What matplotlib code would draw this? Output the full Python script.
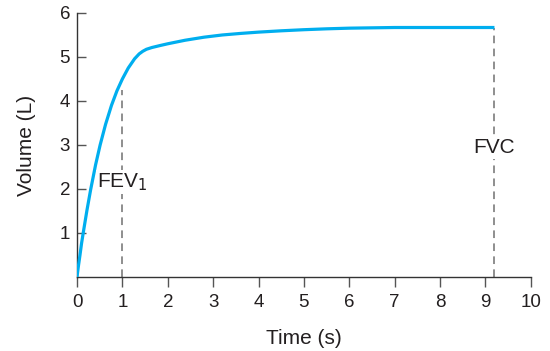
import matplotlib
matplotlib.use("Agg")
import matplotlib.pyplot as plt

# Data
time_s = [0, 0.03, 0.066, 0.10, 0.14, 0.22, 0.30, 0.41, 0.51, 0.63, 0.76, 0.88,
          1.00, 1.13, 1.27, 1.37, 1.45, 1.53, 1.65, 1.83, 2.00, 2.38, 2.80,
          3.20, 3.60, 4.00, 4.50, 5.00, 5.50, 6.00, 7.00, 8.00, 9.20]
volume_l = [0, 0.24, 0.50, 0.76, 1.02, 1.52, 1.98, 2.55, 3.00, 3.47, 3.90, 4.23,
            4.50, 4.75, 4.96, 5.07, 5.13, 5.175, 5.215, 5.26, 5.30, 5.38, 5.45,
            5.50, 5.535, 5.565, 5.595, 5.62, 5.64, 5.655, 5.67, 5.67, 5.67]
fev1_time = 1.0
fev1_value = 4.25
fvc_time = 9.2
fvc_value = 5.67
x_ticks = list(range(0, 11))
y_ticks = [1, 2, 3, 4, 5, 6]

plt.rcParams['font.family'] = ['Liberation Sans', 'DejaVu Sans']

fig = plt.figure(figsize=(5.5, 3.51), dpi=100)
ax = fig.add_axes([0.14, 0.211, 0.825, 0.752])

ax.plot(time_s, volume_l, color='#00AEEF', lw=2.3, solid_capstyle='butt',
        solid_joinstyle='round', zorder=3)
ax.plot([fev1_time, fev1_time], [0, fev1_value], color='#707070', lw=1.1,
        dashes=(5, 3.5), zorder=2)
ax.plot([fvc_time, fvc_time], [0, fvc_value], color='#707070', lw=1.1,
        dashes=(5, 3.5), zorder=2)

ax.text(fev1_time, 2.16, 'FEV$_1$', ha='center', va='center', fontsize=15,
        color='#231F20', bbox=dict(facecolor='white', edgecolor='none', pad=1),
        zorder=4)
ax.text(fvc_time, 2.94, 'FVC', ha='center', va='center', fontsize=15,
        color='#231F20', bbox=dict(facecolor='white', edgecolor='none', pad=1),
        zorder=4)

ax.set_xlim(0, 10)
ax.set_ylim(0, 6)
ax.set_xticks(x_ticks)
ax.set_yticks(y_ticks)
for s in ['top', 'right']:
    ax.spines[s].set_visible(False)
for s in ['left', 'bottom']:
    ax.spines[s].set_color('#333333')
    ax.spines[s].set_linewidth(1.0)
ax.tick_params(axis='x', direction='out', length=7, width=1, color='#555555',
               labelsize=13.5, labelcolor='#231F20', pad=5)
ax.tick_params(axis='y', direction='in', length=6.5, width=1, color='#555555',
               labelsize=13.5, labelcolor='#231F20', pad=5)
ax.set_xlabel('Time (s)', fontsize=15, color='#231F20', labelpad=13)
ax.set_ylabel('Volume (L)', fontsize=15, color='#231F20', labelpad=17)

fig.savefig('out.png', dpi=100)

##############################

THE REQUEST: Transcribe the whole listing exactly. Pictures are excluded.

EXERCISE ANSWER:
What matplotlib code would draw this? Output the full Python script.
import matplotlib
matplotlib.use("Agg")
import matplotlib.pyplot as plt

# Data
time_s = [0, 0.03, 0.066, 0.10, 0.14, 0.22, 0.30, 0.41, 0.51, 0.63, 0.76, 0.88,
          1.00, 1.13, 1.27, 1.37, 1.45, 1.53, 1.65, 1.83, 2.00, 2.38, 2.80,
          3.20, 3.60, 4.00, 4.50, 5.00, 5.50, 6.00, 7.00, 8.00, 9.20]
volume_l = [0, 0.24, 0.50, 0.76, 1.02, 1.52, 1.98, 2.55, 3.00, 3.47, 3.90, 4.23,
            4.50, 4.75, 4.96, 5.07, 5.13, 5.175, 5.215, 5.26, 5.30, 5.38, 5.45,
            5.50, 5.535, 5.565, 5.595, 5.62, 5.64, 5.655, 5.67, 5.67, 5.67]
fev1_time = 1.0
fev1_value = 4.25
fvc_time = 9.2
fvc_value = 5.67
x_ticks = list(range(0, 11))
y_ticks = [1, 2, 3, 4, 5, 6]

plt.rcParams['font.family'] = ['Liberation Sans', 'DejaVu Sans']

fig = plt.figure(figsize=(5.5, 3.51), dpi=100)
ax = fig.add_axes([0.14, 0.211, 0.825, 0.752])

ax.plot(time_s, volume_l, color='#00AEEF', lw=2.3, solid_capstyle='butt',
        solid_joinstyle='round', zorder=3)
ax.plot([fev1_time, fev1_time], [0, fev1_value], color='#707070', lw=1.1,
        dashes=(5, 3.5), zorder=2)
ax.plot([fvc_time, fvc_time], [0, fvc_value], color='#707070', lw=1.1,
        dashes=(5, 3.5), zorder=2)

ax.text(fev1_time, 2.16, 'FEV$_1$', ha='center', va='center', fontsize=15,
        color='#231F20', bbox=dict(facecolor='white', edgecolor='none', pad=1),
        zorder=4)
ax.text(fvc_time, 2.94, 'FVC', ha='center', va='center', fontsize=15,
        color='#231F20', bbox=dict(facecolor='white', edgecolor='none', pad=1),
        zorder=4)

ax.set_xlim(0, 10)
ax.set_ylim(0, 6)
ax.set_xticks(x_ticks)
ax.set_yticks(y_ticks)
for s in ['top', 'right']:
    ax.spines[s].set_visible(False)
for s in ['left', 'bottom']:
    ax.spines[s].set_color('#333333')
    ax.spines[s].set_linewidth(1.0)
ax.tick_params(axis='x', direction='out', length=7, width=1, color='#555555',
               labelsize=13.5, labelcolor='#231F20', pad=5)
ax.tick_params(axis='y', direction='in', length=6.5, width=1, color='#555555',
               labelsize=13.5, labelcolor='#231F20', pad=5)
ax.set_xlabel('Time (s)', fontsize=15, color='#231F20', labelpad=13)
ax.set_ylabel('Volume (L)', fontsize=15, color='#231F20', labelpad=17)

fig.savefig('out.png', dpi=100)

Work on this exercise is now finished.